What end, then, was this toilette designed to serve, the gratification of the eyes of him, the lover, or the humiliation of the Princess de Malten?

The door opened, and the lady whose name was in his thoughts was announced.

Mme. de Burne moved quickly forward to meet her and gave her a kiss, not unmindful of the orchids during the operation, her lips slightly parted, with a little grimace of tenderness. It was a pretty kiss, an extremely desirable kiss, given and returned from the heart by those two pairs of lips.

Mariolle gave a start of pain. Never once had she run to meet him with that joyful eagerness, never had she kissed him like that, and with a sudden change of ideas he said to himself: "Women are no longer made to fulfill our requirements."

Massival made his appearance, then M. de Pradon and the Comte de Bernhaus, then George de Maltry, resplendent with English "chic."

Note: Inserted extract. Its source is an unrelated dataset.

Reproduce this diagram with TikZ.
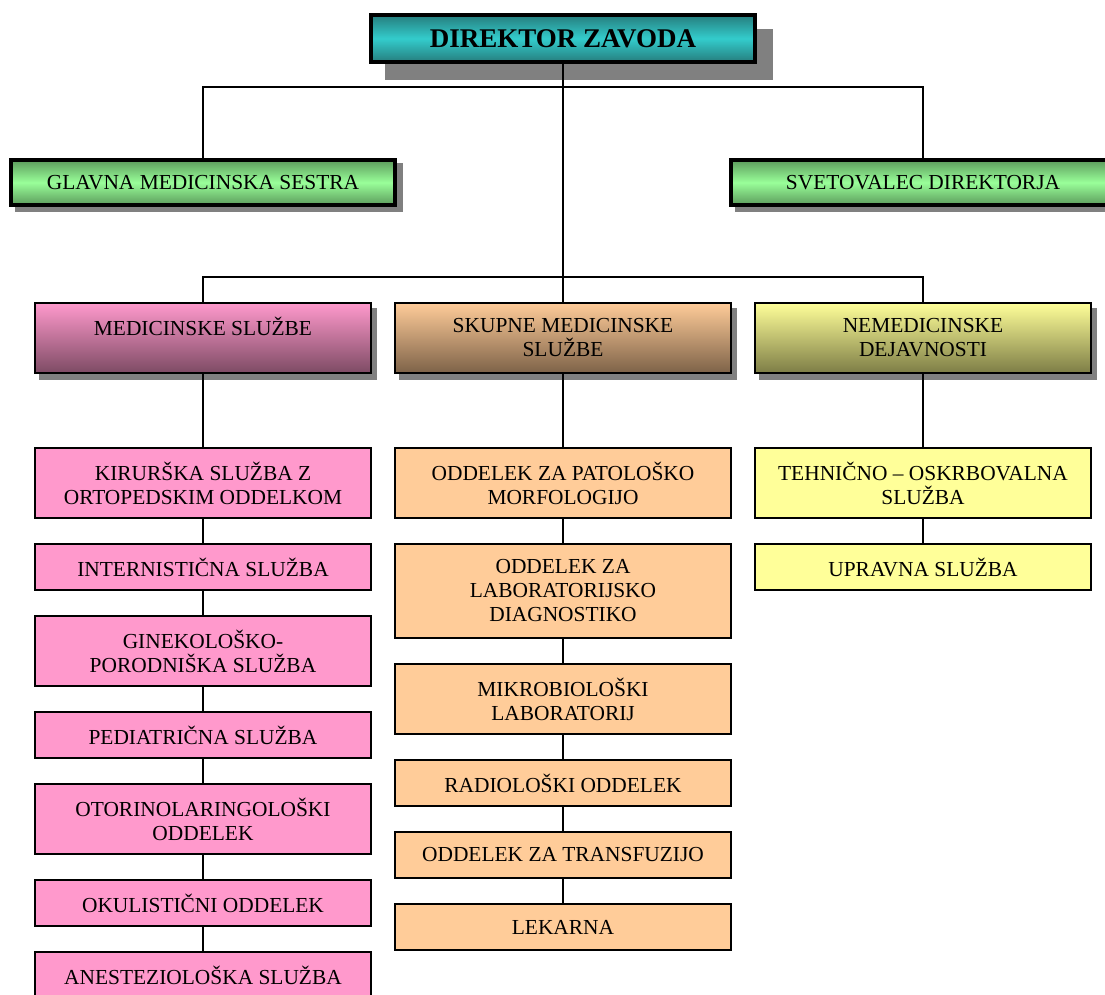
\documentclass[tikz,border=0pt]{standalone}
\usepackage{fontspec}
\setmainfont{Liberation Serif}
\pgfdeclarelayer{shadowlayer}
\pgfdeclarelayer{linelayer}
\pgfsetlayers{shadowlayer,linelayer,main}
\definecolor{tealmid}{RGB}{51,204,204}
\definecolor{tealedge}{RGB}{38,125,125}
\definecolor{greenmid}{RGB}{153,255,153}
\definecolor{greenedge}{RGB}{92,155,92}
\definecolor{pinktop}{RGB}{255,153,204}
\definecolor{pinkbot}{RGB}{125,75,100}
\definecolor{oratop}{RGB}{255,204,153}
\definecolor{orabot}{RGB}{125,98,72}
\definecolor{yeltop}{RGB}{255,255,153}
\definecolor{yelbot}{RGB}{125,125,70}
\definecolor{shadowgray}{RGB}{128,128,128}
\tikzset{
  base/.style={rectangle, draw=black, inner sep=0pt, align=center,
    font=\fontsize{21.4}{24}\selectfont},
  topbox/.style={base, line width=4pt, minimum width=384pt, minimum height=47pt,
    top color=tealedge, bottom color=tealedge, middle color=tealmid,
    font=\fontsize{27}{30}\selectfont\bfseries},
  greenbox/.style={base, line width=4pt, minimum width=384pt, minimum height=45pt,
    top color=greenedge, bottom color=greenedge, middle color=greenmid},
  lvltwo/.style={base, line width=2pt, minimum width=336pt, minimum height=70pt},
  lvlthree/.style={base, line width=1.8pt, minimum width=336pt},
  pinkfill/.style={fill=pinktop},
  orafill/.style={fill=oratop},
  yelfill/.style={fill=yeltop},
  conn/.style={draw=black, line width=2pt},
  shadowfill/.style={fill=shadowgray, draw=none}
}
\begin{document}
\begin{tikzpicture}[x=1pt,y=-1pt]
\useasboundingbox (0,0) rectangle (1105,994);
% top
\node[topbox] (dir) at (563,38.5) {\raisebox{-3pt}{DIREKTOR ZAVODA}};
\node[greenbox] (g1) at (203,182.5) {GLAVNA MEDICINSKA SESTRA};
\node[greenbox] (g2) at (923,182.5) {SVETOVALEC DIREKTORJA};
% level two
\node[lvltwo, top color=pinktop, bottom color=pinkbot] (m1) at (203,338) {MEDICINSKE SLUŽBE\\\mbox{}};
\node[lvltwo, top color=oratop, bottom color=orabot] (m2) at (563,338) {SKUPNE MEDICINSKE\\SLUŽBE};
\node[lvltwo, top color=yeltop, bottom color=yelbot] (m3) at (923,338) {NEMEDICINSKE\\DEJAVNOSTI};
% column 1
\node[lvlthree, pinkfill, minimum height=70pt] (a1) at (203,483) {KIRURŠKA SLUŽBA Z\\ORTOPEDSKIM ODDELKOM};
\node[lvlthree, pinkfill, minimum height=46pt] (a2) at (203,567) {INTERNISTIČNA SLUŽBA};
\node[lvlthree, pinkfill, minimum height=70pt] (a3) at (203,651) {GINEKOLOŠKO-\\PORODNIŠKA SLUŽBA};
\node[lvlthree, pinkfill, minimum height=46pt] (a4) at (203,735) {PEDIATRIČNA SLUŽBA};
\node[lvlthree, pinkfill, minimum height=70pt] (a5) at (203,819) {OTORINOLARINGOLOŠKI\\ODDELEK};
\node[lvlthree, pinkfill, minimum height=46pt] (a6) at (203,903) {OKULISTIČNI ODDELEK};
\node[lvlthree, pinkfill, minimum height=46pt] (a7) at (203,975) {ANESTEZIOLOŠKA SLUŽBA};
% column 2
\node[lvlthree, orafill, minimum height=70pt] (b1) at (563,483) {ODDELEK ZA PATOLOŠKO\\MORFOLOGIJO};
\node[lvlthree, orafill, minimum height=94pt] (b2) at (563,591) {ODDELEK ZA\\LABORATORIJSKO\\DIAGNOSTIKO};
\node[lvlthree, orafill, minimum height=70pt] (b3) at (563,699) {MIKROBIOLOŠKI\\LABORATORIJ};
\node[lvlthree, orafill, minimum height=46pt] (b4) at (563,783) {RADIOLOŠKI ODDELEK};
\node[lvlthree, orafill, minimum height=46pt] (b5) at (563,855) {ODDELEK ZA TRANSFUZIJO};
\node[lvlthree, orafill, minimum height=46pt] (b6) at (563,927) {LEKARNA};
% column 3
\node[lvlthree, yelfill, minimum height=70pt] (c1) at (923,483) {TEHNIČNO – OSKRBOVALNA\\SLUŽBA};
\node[lvlthree, yelfill, minimum height=46pt] (c2) at (923,567) {UPRAVNA SLUŽBA};
% junctions
\coordinate (j1) at (563,87);
\coordinate (j2) at (563,277);
\begin{pgfonlayer}{shadowlayer}
  \fill[shadowfill] ([shift={(16,16)}]dir.north west) rectangle ([shift={(16,16)}]dir.south east);
  \foreach \n in {g1,g2}
    \fill[shadowfill] ([shift={(6,5)}]\n.north west) rectangle ([shift={(6,5)}]\n.south east);
  \foreach \n in {m1,m2,m3}
    \fill[shadowfill] ([shift={(5,6)}]\n.north west) rectangle ([shift={(5,6)}]\n.south east);
\end{pgfonlayer}
\begin{pgfonlayer}{linelayer}
  \draw[conn] (dir.south) -- (j2);
  \draw[conn] (j1) -| (g1.north);
  \draw[conn] (j1) -| (g2.north);
  \draw[conn] (j2) -| (m1.north);
  \draw[conn] (j2) -- (m2.north);
  \draw[conn] (j2) -| (m3.north);
  \draw[conn] (m1.south) -- (a1.north);
  \draw[conn] (a1.south) -- (a2.north);
  \draw[conn] (a2.south) -- (a3.north);
  \draw[conn] (a3.south) -- (a4.north);
  \draw[conn] (a4.south) -- (a5.north);
  \draw[conn] (a5.south) -- (a6.north);
  \draw[conn] (a6.south) -- (a7.north);
  \draw[conn] (m2.south) -- (b1.north);
  \draw[conn] (b1.south) -- (b2.north);
  \draw[conn] (b2.south) -- (b3.north);
  \draw[conn] (b3.south) -- (b4.north);
  \draw[conn] (b4.south) -- (b5.north);
  \draw[conn] (b5.south) -- (b6.north);
  \draw[conn] (m3.south) -- (c1.north);
  \draw[conn] (c1.south) -- (c2.north);
\end{pgfonlayer}
\end{tikzpicture}
\end{document}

Lamarthe and Prédolé were now the only ones missing. The sculptor's name was mentioned, and every voice was at once raised in praise of him. "He had restored to life the grace of form, he had recovered the lost traditions of the Renaissance, with something additional: the sincerity of modern art!" M. de Maltry maintained that he was the exquisite revealer of the suppleness of the human form. Such phrases as these had been current in the salons for the last two months, where they had been bandied about from mouth to mouth.

At last the great man appeared. Everyone was surprised. He was a large man of uncertain age, with the shoulders of a coal-heaver, a powerful face with strongly-marked features, surrounded by hair and beard that were beginning to turn white, a prominent nose, thick full lips, wearing a timid and embarrassed air. He held his arms away from his body in an awkward sort of way that was doubtless to be attributed to the immense hands that protruded from his sleeves. They were broad and thick, with hairy and muscular fingers; the hands of a Hercules or a butcher, and they seemed to be conscious of being in the way, embarrassed at finding themselves there and looking vainly for some convenient place to hide themselves. Upon looking more closely at his face, however, it was seen to be illuminated by clear, piercing, gray eyes of extreme expressiveness, and these alone served to impart some degree of life to the man's heavy and torpid expression. They were constantly searching, inquiring, scrutinizing, darting their rapid, shifting glances here, there, and everywhere, and it was plainly to be seen that these eager, inquisitive looks were the animating principle of a deep and comprehensive intellect.

Mme. de Burne was somewhat disappointed; she politely led the artist to a chair which he took and where he remained seated, apparently disconcerted by this introduction to a strange house.

Lamarthe, master of the situation, approached his friend with the intention of breaking the ice and relieving him from the awkwardness of his position. "My dear fellow," he said, "let me make for you a little map to let you know where you are. You have seen our divine hostess; now look at her surroundings." He showed him upon the mantelpiece a bust, authenticated in due form, by Houdon, then upon a cabinet in buhl a group representing two women dancing, with arms about each other's waists, by Clodion, and finally four Tanagra statuettes upon an étagère, selected for their perfection of finish and detail.